Holiday display debate heads to Calif. court
LOS ANGELES - Damon Vix didn't have to go to court to push Christmas out of the city of Santa Monica. He just joined the festivities.
The atheist's anti-God message alongside a life-sized nativity display in a park overlooking the beach ignited a debate that burned brighter than any Christmas candle.
Santa Monica officials snuffed the city's holiday tradition this year rather than referee the religious rumble, prompting churches that have set up a 14-scene Christian diorama for decades to sue over freedom of speech violations. Their attorney will ask a federal judge today to resurrect the depiction of Jesus' birth, while the city aims to eject the case.
"It's a sad, sad commentary on the attitudes of the day that a nearly 60-year-old Christmas tradition is now having to hunt for a home, something like our savior had to hunt for a place to be born because the world was not interested," said Hunter Jameson, head of the nonprofit Santa Monica Nativity Scene Committee that is suing.
In 2011, Vix recruited 10 others to inundate the city with applications for tongue-in-cheek displays such as an homage to the "Pastafarian religion," which would include an artistic representation of the great Flying Spaghetti Monster.

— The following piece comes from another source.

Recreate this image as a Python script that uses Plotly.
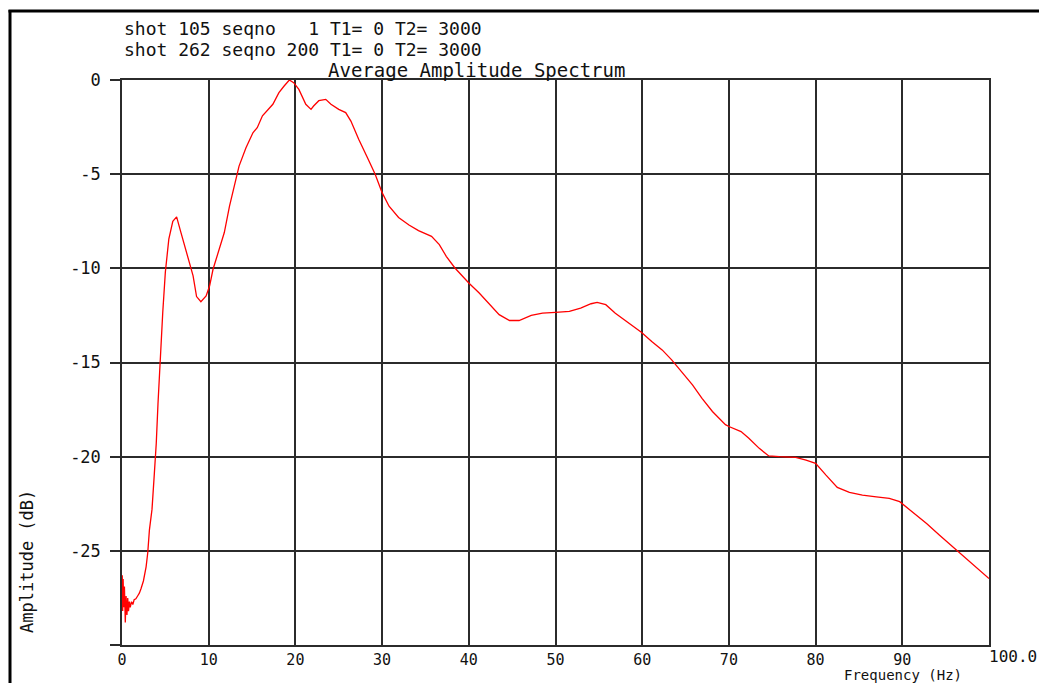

The secular coalition won 18 of 21 spaces. The two others went to the traditional Christmas displays and one to a Hanukkah display.
The atheists used half their spaces, displaying signs such as one that showed pictures of Poseidon, Jesus, Santa Claus and the devil and said: "37 million Americans know myths when they see them. What myths do you see?"
Most of the signs were vandalized, and in the ensuing uproar, the city effectively ended a tradition that began in 1953 and earned Santa Monica one of its nicknames, the City of the Christmas Story.
The Santa Monica Nativity Scenes Committee argues in its lawsuit that atheists have the right to protest, but that freedom doesn't trump the Christians' right to free speech.
The city doesn't prohibit churches from caroling in the park, handing out literature or even staging a play about the birth of Jesus and churches can always set up a nativity on private land, Deputy City Attorney Jeanette Schachtner said in an email.
The decision to ban the displays also saves the city, which had administered the cumbersome lottery process used to award booths, both time and money while preserving the park's aesthetics, she said.